Kamal Hamid

Judge’s Ruling Sets Back Anti-Cannabis Lawsuit in Colorado

A federal judge in Colorado has ruled that Gov. John Hickenlooper and other Pueblo County officials cannot be named as defendants in a lawsuit that seeks to prevent the construction of a marijuana grow facility.

The lawsuit’s petitioners are two Pueblo County horse ranchers, Hope and Michael Reilly; and Safe Streets Alliance, a national anti-drug group. The suit alleges that federal marijuana laws supersede state ones, so the new cultivation facility in Pueblo County — operated by Rocky Mountain Organics — violates the Racketeer Influenced and Corrupt Organizations Act (RICO).

“RICO was designed to allow people to go after the mafia in civil court,” said Attorney Matthew Buck, representing Rocky Mountain Organics. “Not for out-of-state special interest groups to go after local businesses for complying with Colorado law.”

A federal judge ruled that government officials are not subject to RICO claims. Pueblo County commissioner Sal Pace called the case a “frivolous lawsuit being pushed by an ideological agenda,” and said that fighting it has cost Pueblo County over $100,000.
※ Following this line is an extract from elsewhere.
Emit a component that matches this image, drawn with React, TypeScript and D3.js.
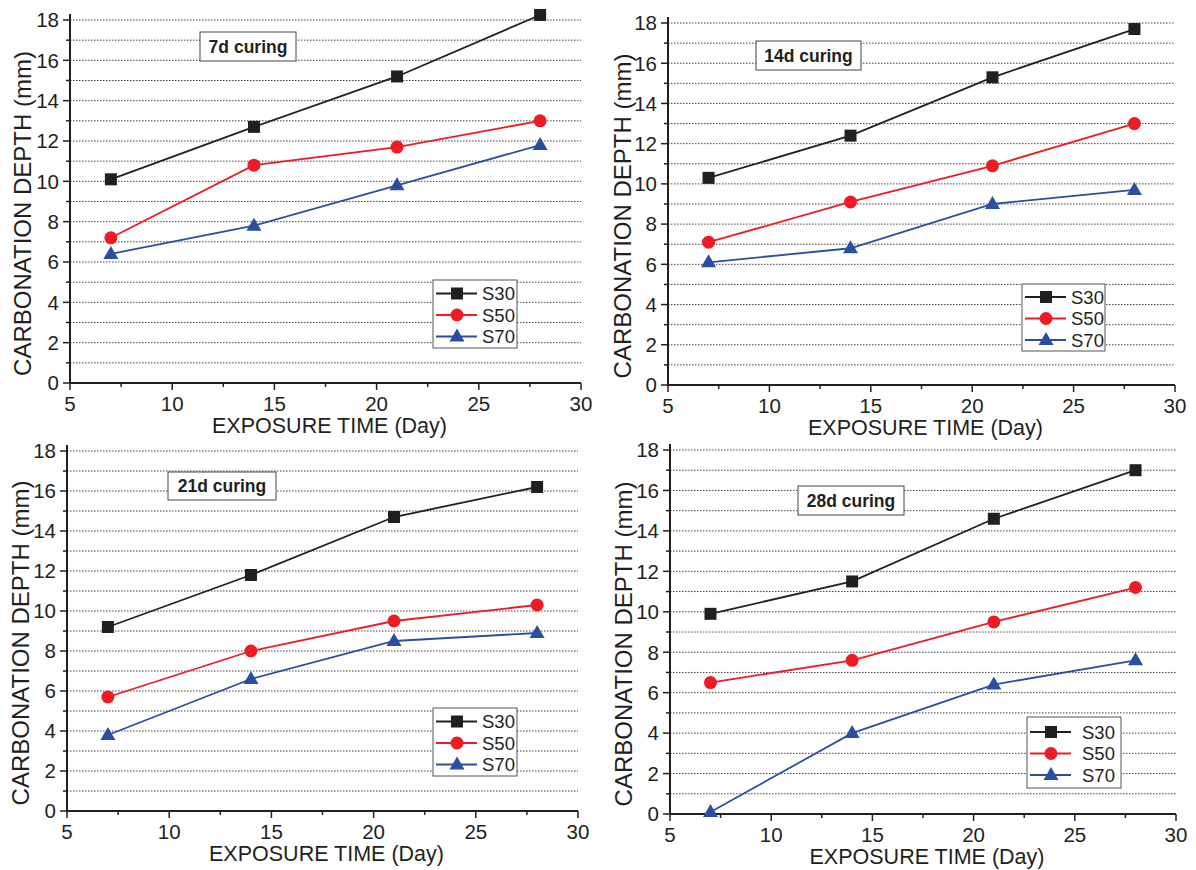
import React from "react";
import * as d3 from "d3";

const exposureDays = [7, 14, 21, 28];
const seriesNames = ["S30", "S50", "S70"];
const panelTitles = ["7d curing", "14d curing", "21d curing", "28d curing"];
const xTicks = [5, 10, 15, 20, 25, 30];
const yTicks = [0, 2, 4, 6, 8, 10, 12, 14, 16, 18];

const cure7_S30 = [10.1, 12.7, 15.2, 18.25];
const cure7_S50 = [7.2, 10.8, 11.7, 13.0];
const cure7_S70 = [6.4, 7.8, 9.8, 11.8];

const cure14_S30 = [10.3, 12.4, 15.3, 17.7];
const cure14_S50 = [7.1, 9.1, 10.9, 13.0];
const cure14_S70 = [6.1, 6.8, 9.0, 9.7];

const cure21_S30 = [9.2, 11.8, 14.7, 16.2];
const cure21_S50 = [5.7, 8.0, 9.5, 10.3];
const cure21_S70 = [3.8, 6.6, 8.5, 8.9];

const cure28_S30 = [9.9, 11.5, 14.6, 17.0];
const cure28_S50 = [6.5, 7.6, 9.5, 11.2];
const cure28_S70 = [0.1, 4.0, 6.4, 7.6];

const colors = ["#231f20", "#ed1c24", "#2b4ea0"];
const FONT = "Arial, 'Liberation Sans', Helvetica, sans-serif";

type Layout = {
  x0: number; x1: number; yT: number; yB: number;
  title: [number, number, number, number];
  legend: [number, number, number, number];
  legendText: number;
  yLabX: number;
};

const layouts: Layout[] = [
  { x0: 70, x1: 581, yT: 20, yB: 383, title: [200, 32, 96, 29], legend: [433, 280, 84, 68], legendText: 49, yLabX: 22 },
  { x0: 668, x1: 1175, yT: 23, yB: 385, title: [756, 41, 105, 29], legend: [1022, 284, 83, 67], legendText: 49, yLabX: 622 },
  { x0: 67, x1: 578, yT: 451, yB: 811, title: [168, 472, 108, 28], legend: [433, 708, 84, 68], legendText: 49, yLabX: 20 },
  { x0: 670, x1: 1176, yT: 450, yB: 814, title: [798, 486, 106, 29], legend: [1027, 717, 94, 71], legendText: 55, yLabX: 623 },
];

const panelData = [
  [cure7_S30, cure7_S50, cure7_S70],
  [cure14_S30, cure14_S50, cure14_S70],
  [cure21_S30, cure21_S50, cure21_S70],
  [cure28_S30, cure28_S50, cure28_S70],
];

function Marker({ kind, x, y, color }: { kind: number; x: number; y: number; color: string }) {
  if (kind === 0) return <rect x={x - 6} y={y - 6} width={12} height={12} fill={color} />;
  if (kind === 1) return <circle cx={x} cy={y} r={6.5} fill={color} />;
  return <path d={`M${x},${y - 8} L${x + 7.5},${y + 5} L${x - 7.5},${y + 5} Z`} fill={color} />;
}

function Panel({ idx }: { idx: number }) {
  const L = layouts[idx];
  const x = d3.scaleLinear().domain([5, 30]).range([L.x0, L.x1]);
  const y = d3.scaleLinear().domain([0, 18]).range([L.yB, L.yT]);
  const line = d3.line<number>().x((_, i) => x(exposureDays[i])).y((v) => y(v));
  const grid = d3.range(1, 19);
  const minorX = d3.range(7.5, 30, 5);
  const [tx, ty, tw, th] = L.title;
  const [lx, ly, lw, lh] = L.legend;
  return (
    <g>
      {grid.map((g) => (
        <line key={"g" + g} x1={L.x0} x2={L.x1} y1={y(g)} y2={y(g)} stroke="#444" strokeWidth={1} strokeDasharray="1.5,1.5" />
      ))}
      {d3.range(0, 19).map((t) => (
        <line key={"yt" + t} x1={L.x0 - (t % 2 === 0 ? 7 : 4)} x2={L.x0} y1={y(t)} y2={y(t)} stroke="#231f20" strokeWidth={1.5} />
      ))}
      {yTicks.map((t) => (
        <text key={"yl" + t} x={L.x0 - 11} y={y(t)} dy="0.36em" textAnchor="end" fontSize={20.5} fontFamily={FONT} fill="#231f20">{t}</text>
      ))}
      {xTicks.map((t) => (
        <line key={"xt" + t} x1={x(t)} x2={x(t)} y1={L.yB} y2={L.yB + 7} stroke="#231f20" strokeWidth={1.5} />
      ))}
      {minorX.map((t) => (
        <line key={"xm" + t} x1={x(t)} x2={x(t)} y1={L.yB} y2={L.yB + 4} stroke="#231f20" strokeWidth={1.5} />
      ))}
      {xTicks.map((t) => (
        <text key={"xl" + t} x={x(t)} y={L.yB + 28} textAnchor="middle" fontSize={20.5} fontFamily={FONT} fill="#231f20">{t}</text>
      ))}
      <line x1={L.x0} x2={L.x0} y1={L.yT - 6} y2={L.yB} stroke="#231f20" strokeWidth={2} />
      <line x1={L.x0} x2={L.x1} y1={L.yB} y2={L.yB} stroke="#231f20" strokeWidth={2} />
      <text x={(L.x0 + L.x1) / 2 + 4} y={L.yB + 50} textAnchor="middle" fontSize={21.5} fontFamily={FONT} fill="#231f20">EXPOSURE TIME (Day)</text>
      <text transform={`translate(${L.yLabX + 9},${(L.yT + L.yB) / 2 + 12}) rotate(-90)`} textAnchor="middle" fontSize={24} fontFamily={FONT} fill="#231f20">CARBONATION DEPTH (mm)</text>
      {panelData[idx].map((vals, s) => (
        <g key={"s" + s}>
          <path d={line(vals) || ""} fill="none" stroke={colors[s]} strokeWidth={1.8} />
          {vals.map((v, i) => (
            <Marker key={i} kind={s} x={x(exposureDays[i])} y={y(v)} color={colors[s]} />
          ))}
        </g>
      ))}
      <rect x={tx} y={ty} width={tw} height={th} fill="#fff" stroke="#444" strokeWidth={1} />
      <text x={tx + tw / 2} y={ty + th / 2} dy="0.36em" textAnchor="middle" fontSize={17.5} fontWeight="bold" fontFamily={FONT} fill="#231f20">{panelTitles[idx]}</text>
      <rect x={lx} y={ly} width={lw} height={lh} fill="#fff" stroke="#555" strokeWidth={1} />
      {seriesNames.map((n, s) => {
        const cy = ly + lh / 2 + (s - 1) * 21.5 + 1;
        return (
          <g key={"lg" + s}>
            <line x1={lx + 3} x2={lx + 44} y1={cy} y2={cy} stroke={colors[s]} strokeWidth={1.8} />
            <Marker kind={s} x={lx + 24} y={cy} color={colors[s]} />
            <text x={lx + L.legendText} y={cy} dy="0.36em" fontSize={18.5} fontFamily={FONT} fill="#231f20">{n}</text>
          </g>
        );
      })}
    </g>
  );
}

export default function App() {
  return (
    <svg width={1196} height={870} style={{ position: "absolute", left: 0, top: 0, background: "#fff" }}>
      <rect x={0} y={0} width={1196} height={870} fill="#fff" />
      {[0, 1, 2, 3].map((i) => (
        <Panel key={i} idx={i} />
      ))}
    </svg>
  );
}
The “horse rancher lawsuit” is only one of three civil suits filed against Colorado’s marijuana laws — all of them funded by out-of-state interest groups. Another lawsuit known as the “sheriff’s lawsuit” is funded by the Florida-based Drug Free America Foundation. DFAF’s founders were previously involved in an organization that ran drug abuse treatment centers—all of which were shut down after former clients alleged beatings, rape, and abuse.